A lo largo de la Biblia podemos encontrar personajes cuyas vidas salieron renovadas después de transitar la angustia. Pienso en el llamado el discípulo amado, el apóstol Juan, quien enfrentó persecuciones por haber creído en Jesús y haber sido cercano a Él. Ciertamente, su evangelio es completamente diferente al resto; pareciera que Juan estaba concentrado en el amor de Jesús y todas las manifestaciones de este amor. También, Juan fue exiliado a la isla de Patmos, donde escribiría el libro de Apocalipsis, ofreciendo la visión del fin de este mundo, como lo conocemos, y el amor de Dios por su iglesia. Sin duda, la vida de Juan fue cubierta por el manto de alegría con el cual el Mesías cubre el terrible sufrimiento de la angustia.
Pablo de Tarso, quien primero perseguía a los cristianos, considerándolos un grupo de gente totalmente equivocada en cuanto a Dios. Después de su conversión, enfrentó las mismas persecuciones que antes él propiciaba. Además, fue encarcelado varias veces y, fue allí, detrás de las rejas, que convirtió las cadenas de la angustia en maravillosas cartas que hasta el día de hoy instruyen a los creyentes en la sabiduría divina para la existencia. Su vida cristiana estuvo marcada por la adversidad y en medio de ella aprendió que el poder de Dios se perfecciona en la debilidad. El manto de alegría sobre él le hizo exclamar: “Todo lo puedo en Cristo que me fortalece”. Una prueba inequívoca sobre la resiliencia que la comunión con Dios produce en aquellos que le buscan.

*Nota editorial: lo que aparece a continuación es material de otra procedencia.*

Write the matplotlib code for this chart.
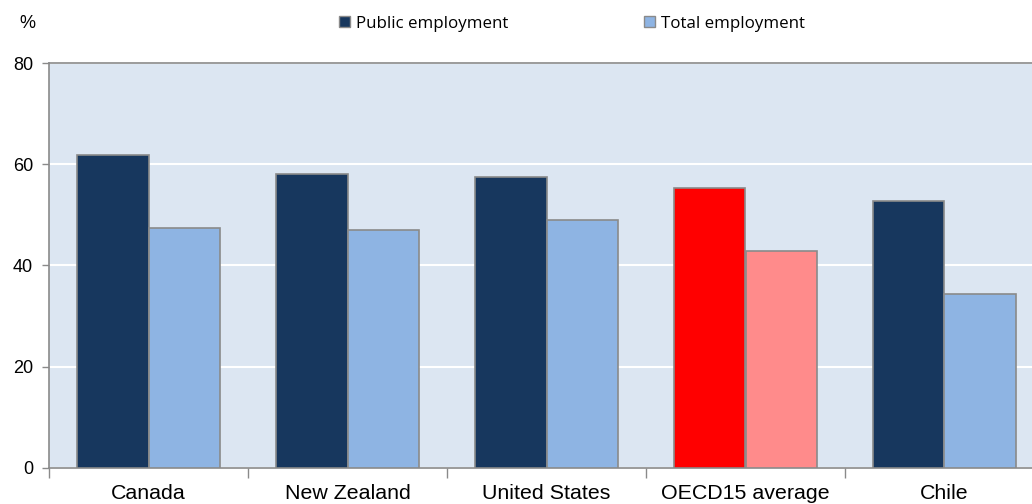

Ambos, las lecciones que aprendemos de la naturaleza y los diferentes ejemplos de personajes de la vida cristiana, nos muestran que la angustia de la vida no representa el final, sino el catalizador para llevarnos desde el hueco de su realidad, al lugar donde la vida florece, donde el miedo opresor es sustituido por el manto de alegría. Nadie quiere vivir en la adversidad, nadie quiere experimentar la angustia en su vida; sin embargo, es lo más seguro que tenemos en nuestra existencia, hasta encontrarnos con nuestro creador. Jesús les dijo a sus discípulos: “Estas cosas os he hablado para que en mí tengáis paz. En el mundo tendréis aflicción; pero confiad, yo he vencido al mundo”. Juan 16:33.
El dolor, el luto y las tribulaciones constituyen el espacio de nuestra vida donde Dios obra la transformación más profunda de nuestro ser. Así como el fuego prepara el bosque para renacer, Dios transforma el espíritu angustiado de nuestra existencia, desplegando sobre nosotros su manto de alegría.
… A ordenar que a los afligidos de Sion se les dé belleza en lugar de ceniza, óleo de gozo en lugar de luto, manto de alegría en lugar del espíritu angustiado. Isaías 61:3.